Composting is why I have chickens, although I am not the perfect person to ask how to have a perfect compost pile, I can point out a few obvious do's and don'ts. Keep your compost pile on somewhat high ground, never have it sit in standing water. Attempt to get oxygen into the middle of the pile. Most people turn their compost piles with a pitch fork. There is a perfect Ratio of Nitrogen (manure) to Carbon (bedding) but I do not know it off hand. Should be easy to look up. The perfect ratio will lead to all the seeds of weeds being killed off with heat.
I use compost piles to feed chickens, they are full of bugs and others goodies chickens love to eat, but if you are going for a perfect compost the chickens might mess up that perfect temperature to kill the seeds of weeds in your compost.

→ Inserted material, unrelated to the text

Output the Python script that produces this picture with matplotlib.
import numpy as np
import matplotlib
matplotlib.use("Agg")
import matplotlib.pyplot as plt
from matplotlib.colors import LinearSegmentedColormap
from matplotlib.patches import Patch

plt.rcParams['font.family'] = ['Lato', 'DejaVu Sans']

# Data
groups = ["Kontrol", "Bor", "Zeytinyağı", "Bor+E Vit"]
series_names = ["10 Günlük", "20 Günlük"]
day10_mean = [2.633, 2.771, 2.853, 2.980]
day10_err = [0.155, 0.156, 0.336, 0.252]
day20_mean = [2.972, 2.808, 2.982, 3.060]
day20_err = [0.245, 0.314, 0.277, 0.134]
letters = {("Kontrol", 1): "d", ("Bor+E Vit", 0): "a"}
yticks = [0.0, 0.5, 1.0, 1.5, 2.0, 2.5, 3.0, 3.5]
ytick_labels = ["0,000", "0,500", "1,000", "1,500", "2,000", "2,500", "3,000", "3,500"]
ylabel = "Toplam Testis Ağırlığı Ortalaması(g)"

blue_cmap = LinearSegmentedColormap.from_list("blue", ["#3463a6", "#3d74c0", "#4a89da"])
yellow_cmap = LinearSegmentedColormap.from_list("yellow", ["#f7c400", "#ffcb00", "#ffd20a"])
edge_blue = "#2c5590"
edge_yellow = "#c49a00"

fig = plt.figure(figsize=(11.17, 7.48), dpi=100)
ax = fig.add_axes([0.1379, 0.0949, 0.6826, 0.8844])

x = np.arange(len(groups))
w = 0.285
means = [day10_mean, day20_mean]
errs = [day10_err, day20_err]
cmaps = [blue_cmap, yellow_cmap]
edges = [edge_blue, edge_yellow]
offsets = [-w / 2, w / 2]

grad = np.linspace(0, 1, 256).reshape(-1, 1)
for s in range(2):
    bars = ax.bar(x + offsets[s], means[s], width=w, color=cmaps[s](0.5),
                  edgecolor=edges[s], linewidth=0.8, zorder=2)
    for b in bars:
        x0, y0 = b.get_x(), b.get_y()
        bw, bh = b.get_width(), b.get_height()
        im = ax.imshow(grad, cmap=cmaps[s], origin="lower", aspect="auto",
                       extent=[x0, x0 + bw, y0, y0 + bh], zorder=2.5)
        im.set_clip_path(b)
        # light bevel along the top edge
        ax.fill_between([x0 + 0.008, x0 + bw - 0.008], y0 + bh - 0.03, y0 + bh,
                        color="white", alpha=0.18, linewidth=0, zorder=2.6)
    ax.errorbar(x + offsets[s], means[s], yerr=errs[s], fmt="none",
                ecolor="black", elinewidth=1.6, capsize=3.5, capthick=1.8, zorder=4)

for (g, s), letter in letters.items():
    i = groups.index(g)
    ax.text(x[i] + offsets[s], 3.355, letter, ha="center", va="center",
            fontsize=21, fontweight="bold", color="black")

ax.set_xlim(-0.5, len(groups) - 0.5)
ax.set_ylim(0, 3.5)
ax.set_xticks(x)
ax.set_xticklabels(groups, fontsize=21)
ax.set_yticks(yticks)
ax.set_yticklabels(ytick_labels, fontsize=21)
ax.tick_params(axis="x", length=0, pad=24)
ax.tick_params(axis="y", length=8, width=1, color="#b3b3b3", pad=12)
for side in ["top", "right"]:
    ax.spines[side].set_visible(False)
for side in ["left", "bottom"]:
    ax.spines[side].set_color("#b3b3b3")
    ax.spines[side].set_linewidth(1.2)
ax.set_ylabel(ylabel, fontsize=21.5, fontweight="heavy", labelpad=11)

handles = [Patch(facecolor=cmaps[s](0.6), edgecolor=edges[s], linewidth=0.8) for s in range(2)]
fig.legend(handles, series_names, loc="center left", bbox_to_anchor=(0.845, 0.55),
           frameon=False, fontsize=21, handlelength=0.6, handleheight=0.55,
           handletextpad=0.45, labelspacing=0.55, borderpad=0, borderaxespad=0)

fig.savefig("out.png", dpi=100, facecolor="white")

Once the compost is completed (6 months) you can mix it in with your ground garden or you can fill up nursery pots and grow plants in that, or fill in raised beds with pure compost. When I went from growing trees in garden Soil to my own chicken compost I noticed that the trees rooted faster and started growing tall in the first year, in Garden soil they took a year to establish their roots before they started growing.

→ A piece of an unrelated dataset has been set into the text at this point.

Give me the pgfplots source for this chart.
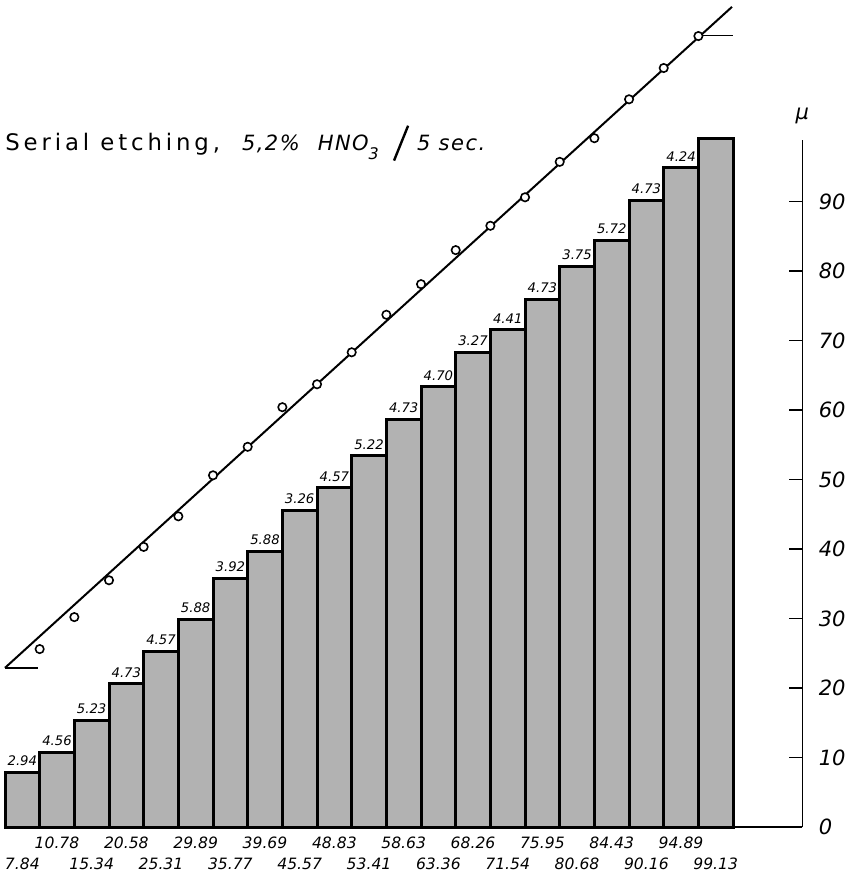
\documentclass[border=0pt]{standalone}
\usepackage{fontspec}
\setmainfont{DejaVu Sans}
\newfontfamily\titlefont[LetterSpace=17]{DejaVu Sans}
\newfontfamily\titleit[LetterSpace=7]{DejaVu Sans}
\usepackage{graphicx}
\usepackage{pgfplots}
\pgfplotsset{compat=1.18}
\usepackage{pgfplotstable}
\usetikzlibrary{calc}

% cumulative depth of each etching step, with the increment to the next step
\pgfplotstableread{
x    y      inc
0.5  7.84   2.94
1.5  10.78  4.56
2.5  15.34  5.23
3.5  20.58  4.73
4.5  25.31  4.57
5.5  29.89  5.88
6.5  35.77  3.92
7.5  39.69  5.88
8.5  45.57  3.26
9.5  48.83  4.57
10.5 53.41  5.22
11.5 58.63  4.73
12.5 63.36  4.70
13.5 68.26  3.27
14.5 71.54  4.41
15.5 75.95  4.73
16.5 80.68  3.75
17.5 84.43  5.72
18.5 90.16  4.73
19.5 94.89  4.24
20.5 99.13  {}
}\steps

% measured points along the straight line
\pgfplotstableread{
x  y
1  25.6
2  30.2
3  35.5
4  40.3
5  44.7
6  50.6
7  54.7
8  60.4
9  63.7
10 68.3
11 73.7
12 78.1
13 83.0
14 86.5
15 90.6
16 95.7
17 99.1
18 104.7
19 109.2
20 113.8
}\etch

\begin{document}
\begin{tikzpicture}
\begin{axis}[
  name=ax,
  scale only axis,
  width=398.7pt, height=343.7pt,
  xmin=0, xmax=23, ymin=0, ymax=98.9,
  axis x line=bottom, axis y line=right,
  axis line style={-, line width=0.9pt, black},
  clip=false,
  ytick={0,10,...,90},
  tick align=inside,
  major tick length=6.5pt,
  ytick style={line width=0.8pt, black},
  yticklabel style={font=\fontsize{10.5}{12}\selectfont\itshape, inner sep=0pt, xshift=8pt},
  /pgf/number format/assume math mode=true,
  xtick={0.5,1.5,...,20.5},
  xticklabels={7.84,\raisebox{10.5pt}{10.78},15.34,\raisebox{10.5pt}{20.58},25.31,\raisebox{10.5pt}{29.89},35.77,\raisebox{10.5pt}{39.69},45.57,\raisebox{10.5pt}{48.83},53.41,\raisebox{10.5pt}{58.63},63.36,\raisebox{10.5pt}{68.26},71.54,\raisebox{10.5pt}{75.95},80.68,\raisebox{10.5pt}{84.43},90.16,\raisebox{10.5pt}{94.89},99.13},
  x tick style={draw=none},
  xticklabel style={anchor=base, yshift=-21pt, inner sep=0pt, font=\fontsize{7.8}{9}\selectfont\itshape},
]
\addplot[ybar, bar width=1, fill=black!30, draw=black, line width=1.5pt] table[x=x, y=y] {\steps};
\addplot[draw=none, mark=none,
  nodes near coords, point meta=explicit symbolic,
  every node near coord/.append style={font=\fontsize{6.6}{7}\selectfont\itshape, anchor=south, inner sep=0pt, yshift=3pt}]
  table[x=x, y=y, meta=inc] {\steps};

\addplot[black, line width=1pt] coordinates {(0,22.9) (20.97,118)};
\addplot[black, line width=0.7pt] coordinates {(0,22.9) (0.95,22.9)};
\addplot[black, line width=0.5pt] coordinates {(20,113.9) (21,113.9)};
\addplot[only marks, mark=*, mark size=2.1pt, mark options={line width=0.8pt, draw=black, fill=white}] table {\etch};

\node[anchor=base west, inner sep=0pt] at (axis cs:0,97.4)
  {\fontsize{11.4}{13}\selectfont{\titlefont Serial etching,}\hspace{11pt}%
   \fontsize{10.5}{12}\selectfont\titleit\itshape 5,2\%\hspace{9pt}HNO\raisebox{-4.5pt}{\fontsize{8}{9}\selectfont 3}%
   \hspace{7pt}\raisebox{-5.5pt}{\rotatebox{68}{\rule{18.8pt}{1.2pt}}}\hspace{4pt}5 sec.};
\node[inner sep=0pt, font=\fontsize{10.5}{12}\selectfont\itshape] at (axis cs:23,102.3) {μ};
\end{axis}
\pgfresetboundingbox
\path ($(ax.south west)+(-2.5pt,-23.5pt)$) rectangle ($(ax.south west)+(423pt,413.5pt)$);
\end{tikzpicture}
\end{document}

One benefit to have a compost pile, the Earth Worm population on my entire property exploded. even on the opposite side of the property from the compost. Worms seems to rapidly multiply in compost piles and move on to other places. My landscaping which never sees this compost started to look healthier just due to the boom in earth worm population. And of course some chickens will eat worms like crazy which leads to them eating less feed that you have to pay for.
Leghorns are the perfect breed for acting as a rototiller. Mine are beasts of burden in my composting operation.Chickens are not only great at producing manure for fertilization but they are also amazing little rototillers. I gather old junk rotting hay into piles and let them sit for a couple years and then I start breaking the piles up a bit which gets the attention of the chickens. Once they get started they will tear the pile apart eating the inch long beetle grubs out of it and at the same time breaking the old rotting hay into little short bits and pieces making it much easier to mix into soil.